Jacque Jones, meanwhile, whose 2002 development (and production in the leadoff role) played as big a part in the team's success as Hunter's contributions, is off to the kind of start his outfield partner had last season. While Jones will never be a prototypical Ricky Henderson-style leadoff hitter, he has demonstrated an increasing willingness to be more selective at the plate. He's only drawn two walks thus far, but Jones is taking more pitches, and the slightly more patient approach is already paying off; Jones is batting a team-leading .364, with an OBP of .388 -but if a guy's hitting .364 who really gives a rat's ass what his on base percentage is? It's interesting to compare the production of Hunter and Jones after the All Star break last year, and if those numbers mean anything to this year's club it will be the worst sort of good news-bad news scenario. After the break Jones went on a tear, hitting .322 with a .514 slugging average and 14 homeruns. Hunter, after carrying the team through the first couple months of the season, cooled off considerably in the second half, batting just .263 with nine homers. If you break the numbers down even further and just compare the last two months, the breakdown is even more glaring: In August, Jones hit .302 with eight homeruns, while Hunter managed just two homers and his average fell to .224. Hunter followed up his lousy August with an equally tepid September (.234, three HRs). Jones, on the other hand, was the hottest Twins hitter in the last month, hitting .369 with two homeruns. While Jones and Hunter are pals, there are essential temperamental differences between them that have become more apparent since last year's break. Hunter is among the most mild-mannered of Twins. Even when frustrated he's an amiable guy to be around. Jones is a different guy altogether, high-strung and moody.

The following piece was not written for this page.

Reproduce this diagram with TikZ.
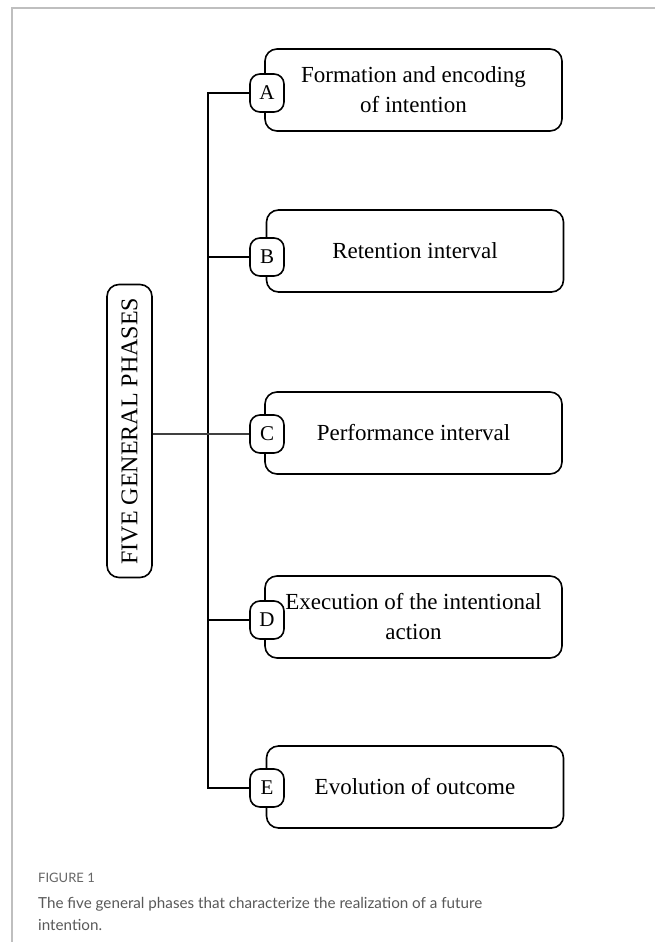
\documentclass[tikz,border=0pt]{standalone}
\usepackage{fontspec}
\setmainfont{Liberation Serif}
\newfontfamily\capfont{Lato}
\begin{document}
\begin{tikzpicture}[x=1pt,y=-1pt,
  phase/.style={draw=black,line width=1.6pt,rounded corners=12pt,minimum width=297pt,minimum height=82pt,inner sep=0pt,font=\fontsize{23}{30}\selectfont,align=center},
  letter/.style={draw=black,fill=white,line width=1.6pt,rounded corners=10pt,minimum width=34pt,minimum height=38pt,inner sep=0pt,font=\fontsize{21}{22}\selectfont},
  conn/.style={line width=1.5pt,black},
  title/.style={draw=black,line width=1.6pt,rounded corners=12pt,minimum width=45pt,minimum height=293pt,inner sep=0pt}]
\useasboundingbox (0,0) rectangle (655,942);
\fill[white] (0,0) rectangle (655,942);
% frame
\draw[line width=1.5pt,black!25] (12,942) -- (12,8) -- (655,8);
% phase boxes
\node[phase] (pa) at (413.5,90) {Formation and encoding\\of intention};
\node[phase] (pb) at (415,251) {Retention interval};
\node[phase] (pc) at (413.5,433) {Performance interval};
\node[phase] (pd) at (413.5,617) {Execution of the intentional\\action};
\node[phase] (pe) at (415,787) {Evolution of outcome};
% letters
\node[letter] (la) at (267,93) {A};
\node[letter] (lb) at (267,257) {B};
\node[letter] (lc) at (267,434) {C};
\node[letter] (ld) at (267,620) {D};
\node[letter] (le) at (267,788) {E};
% title box
\node[title] (t) at (129.5,431) {};
\node[rotate=90,font=\fontsize{24}{26}\selectfont] at (t.center) {FIVE GENERAL PHASES};
% trunk
\coordinate (ta) at (208,93);
\coordinate (te) at (208,788);
\draw[conn] (la.west) -- (ta) -- (te) -- (le.west);
\draw[conn] (lb.west) -- (lb.west -| ta);
\draw[conn] (ld.west) -- (ld.west -| ta);
\draw[line width=1.1pt,black!75] (t.east |- lc.west) -- (lc.west);
% caption
\node[anchor=west,font=\capfont\fontsize{13}{14}\selectfont,text=black!60,inner sep=0pt] (fig) at (38,878) {FIGURE 1};
\node[anchor=north west,align=left,font=\capfont\fontsize{15.2}{22}\selectfont,text=black!65,inner sep=0pt] (cap) at (38,897) {The five general phases that characterize the realization of a future\\intention.};
\end{tikzpicture}
\end{document}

He's as overtly fiery as Hunter is mellow, and he seems driven by competition both on the field and in the clubhouse; Jones often seems rankled by the comparisons with Hunter, and to his credit he has channeled that frustration into his performance, becoming in the process a better all around player than he was last year at this time. That rivalry is a good thing for the Twins, and it'll be interesting to see if Hunter can elevate his own game in kind.